The last film in the cycle, The Merry Widow (1934) is a pleasant enough diversion. The film opens in the imaginary country of Marshovia where Count Danilo/Chevalier has beded the entire female populace except the widow Sonia/MacDonald, who refuses even to lift her black veil. Deciding she's had enough of Marshovia, Sonia splits for Paris. The richest woman in Marshovia, Sonia pays fifty-two percent of the country's taxes. Fearing that an economic crisis would lead to a revolution, King Achmet/George Barbier sends Danilo to Paris to seduce her. But before checking in with the embassy to get the details of his mission, Danilo heads to a cabaret where he's far from a stranger and meets Sonia who tells him her name is Fifi. The plot piles on the standard romantic comedy crisises, although Lubitsch seems more interested in sustaining individual sequences than advancing the plot. (Two particular highlights are King Achmet discovering his wife, Dolores/Una Merkel, in bed with Danilo, and Danilo and "Fifi"'s first meeting in the cabaret.) Made the same year as Mark Sandrich's The Gay Divorcée starring Fred Astaire and Ginger Rogers, it's the only Chevalier-MacDonald film in which the stars are required to do any dancing. There's one striking sequence in which Lubitsch contrasts the solitary waltzing of the two leads with an embassy ball packed with twirling dancers. At 99 minutes, it does go on a bit too long, but it's enjoyable nonetheless.

Two Sirk Melodramas

Douglas Sirk's Sleep, My Love (1948) is one of those movies in which everybody thinks the woman is hysterical, but it turns out that there really are people plotting against her. Here, Alison Courtland/Claudette Colbert is being terrorized by a psychiatrist with horn-rimmed glasses that no one else has seen. One is reminded of Alfred Hitchcock's The Lady Vanishes (1938), but where that film had a clear intent, I'm not sure what the purpose of Sirk's film is. Was he trying to warn viewers against trusting their spouses? It's skillfully made without being exceptional on any level.

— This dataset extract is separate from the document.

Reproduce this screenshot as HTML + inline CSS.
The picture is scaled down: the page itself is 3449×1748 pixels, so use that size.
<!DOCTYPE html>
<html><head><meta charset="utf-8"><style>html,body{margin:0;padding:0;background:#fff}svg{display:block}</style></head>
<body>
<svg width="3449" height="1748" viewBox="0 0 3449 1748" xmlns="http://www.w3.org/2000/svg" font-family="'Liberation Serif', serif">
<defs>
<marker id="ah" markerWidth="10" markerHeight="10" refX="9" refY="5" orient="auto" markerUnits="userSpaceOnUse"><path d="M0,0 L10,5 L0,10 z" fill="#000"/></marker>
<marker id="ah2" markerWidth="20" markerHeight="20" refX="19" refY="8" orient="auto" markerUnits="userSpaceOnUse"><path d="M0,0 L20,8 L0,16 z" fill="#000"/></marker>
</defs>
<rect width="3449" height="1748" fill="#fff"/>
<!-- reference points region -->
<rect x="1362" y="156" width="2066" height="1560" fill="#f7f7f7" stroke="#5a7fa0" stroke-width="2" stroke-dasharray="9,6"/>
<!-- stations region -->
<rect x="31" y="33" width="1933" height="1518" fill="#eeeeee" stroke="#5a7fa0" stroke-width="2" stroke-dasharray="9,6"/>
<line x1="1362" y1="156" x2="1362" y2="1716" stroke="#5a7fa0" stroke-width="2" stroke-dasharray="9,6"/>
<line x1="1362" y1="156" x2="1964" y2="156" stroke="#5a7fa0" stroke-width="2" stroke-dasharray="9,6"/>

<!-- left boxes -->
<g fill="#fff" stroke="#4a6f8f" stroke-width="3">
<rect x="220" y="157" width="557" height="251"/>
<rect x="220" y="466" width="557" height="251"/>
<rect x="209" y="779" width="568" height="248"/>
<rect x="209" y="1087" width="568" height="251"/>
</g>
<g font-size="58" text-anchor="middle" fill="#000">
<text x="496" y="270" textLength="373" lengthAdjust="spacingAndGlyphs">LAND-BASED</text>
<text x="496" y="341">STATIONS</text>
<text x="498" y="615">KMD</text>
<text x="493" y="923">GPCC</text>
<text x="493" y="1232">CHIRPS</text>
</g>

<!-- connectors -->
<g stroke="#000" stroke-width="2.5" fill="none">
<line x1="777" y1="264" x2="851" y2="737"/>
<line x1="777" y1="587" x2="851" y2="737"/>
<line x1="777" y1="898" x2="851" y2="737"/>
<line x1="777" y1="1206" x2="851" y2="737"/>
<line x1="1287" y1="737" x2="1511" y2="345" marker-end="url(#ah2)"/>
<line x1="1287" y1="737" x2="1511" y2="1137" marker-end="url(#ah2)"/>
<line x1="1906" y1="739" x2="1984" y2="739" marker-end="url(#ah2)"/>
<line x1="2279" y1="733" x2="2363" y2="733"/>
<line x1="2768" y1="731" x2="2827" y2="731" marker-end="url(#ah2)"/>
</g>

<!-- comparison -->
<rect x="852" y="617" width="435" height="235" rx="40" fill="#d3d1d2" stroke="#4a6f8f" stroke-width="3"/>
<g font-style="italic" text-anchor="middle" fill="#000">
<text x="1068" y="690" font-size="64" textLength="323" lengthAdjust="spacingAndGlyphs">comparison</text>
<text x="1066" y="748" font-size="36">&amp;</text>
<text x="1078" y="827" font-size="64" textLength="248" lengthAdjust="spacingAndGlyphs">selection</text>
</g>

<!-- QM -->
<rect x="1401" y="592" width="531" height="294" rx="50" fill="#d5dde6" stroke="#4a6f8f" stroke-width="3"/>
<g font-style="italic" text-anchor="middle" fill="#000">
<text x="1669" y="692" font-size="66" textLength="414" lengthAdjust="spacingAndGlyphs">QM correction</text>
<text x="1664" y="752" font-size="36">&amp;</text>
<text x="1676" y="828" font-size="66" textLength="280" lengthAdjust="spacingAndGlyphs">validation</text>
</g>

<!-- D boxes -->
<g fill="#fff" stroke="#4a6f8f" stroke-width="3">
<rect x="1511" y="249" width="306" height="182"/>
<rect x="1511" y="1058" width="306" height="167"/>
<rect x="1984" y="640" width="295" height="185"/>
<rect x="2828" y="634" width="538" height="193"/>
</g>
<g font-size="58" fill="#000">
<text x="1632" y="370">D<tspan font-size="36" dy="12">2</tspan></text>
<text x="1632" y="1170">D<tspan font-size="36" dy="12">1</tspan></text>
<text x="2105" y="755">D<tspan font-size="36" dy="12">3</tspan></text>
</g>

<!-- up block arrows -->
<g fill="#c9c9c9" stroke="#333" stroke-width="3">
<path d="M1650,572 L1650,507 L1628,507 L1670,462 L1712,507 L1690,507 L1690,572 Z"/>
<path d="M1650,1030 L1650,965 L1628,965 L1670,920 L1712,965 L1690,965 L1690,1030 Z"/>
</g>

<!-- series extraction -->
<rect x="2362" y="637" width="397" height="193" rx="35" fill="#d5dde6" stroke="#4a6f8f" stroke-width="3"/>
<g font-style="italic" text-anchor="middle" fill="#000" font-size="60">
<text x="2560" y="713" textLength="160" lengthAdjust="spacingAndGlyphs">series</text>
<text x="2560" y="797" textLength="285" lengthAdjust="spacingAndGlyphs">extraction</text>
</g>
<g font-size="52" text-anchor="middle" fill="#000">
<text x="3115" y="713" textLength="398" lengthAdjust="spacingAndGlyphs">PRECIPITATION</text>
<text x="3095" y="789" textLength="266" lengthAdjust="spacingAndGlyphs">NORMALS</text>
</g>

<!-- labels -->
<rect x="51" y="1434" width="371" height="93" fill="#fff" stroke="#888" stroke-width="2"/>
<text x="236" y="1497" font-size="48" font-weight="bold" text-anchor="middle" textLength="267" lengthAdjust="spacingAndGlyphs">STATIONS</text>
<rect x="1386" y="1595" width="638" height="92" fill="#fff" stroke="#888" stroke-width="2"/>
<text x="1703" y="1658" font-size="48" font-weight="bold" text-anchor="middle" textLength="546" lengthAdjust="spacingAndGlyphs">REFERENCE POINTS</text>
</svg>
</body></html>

A Time to Love and a Time to Die (1958), in contrast, has a very simple purpose. Not unlike Clint Eastwood's recent Letters From Iwo Jima (2006) about Japanese soldiers fighting in World War II, it wants us to empathize with a single German soldier and his girlfriend. Given their ideological agenda, these films--and Oliver Hirschbiegel's Downfall (2004)--can't deal with the rise of facism, only its decline. Sirk's film begins and ends on the Russian Front in 1944 with the Germans in retreat and taking heavy losses. While on leave from the front, Ernst Graeber/John Gavin falls in love with and marries a nice girl, Elizabeth Kruse/Liselotte Pulver, whose father (never seen) is in a concentration camp. Despite being a bit sentimental, this works far better as storytelling than either Eastwood or Hischbeigel's films, and Sirk's widescreen compositions are often stunning, especially in the opening and closing scenes which are set mainly outdoors and in the countryside. However, as much as one appreciates the film's non-stereotypical treatment of the Germans, one regrets the way it shies away from the atrocities of the Holocaust.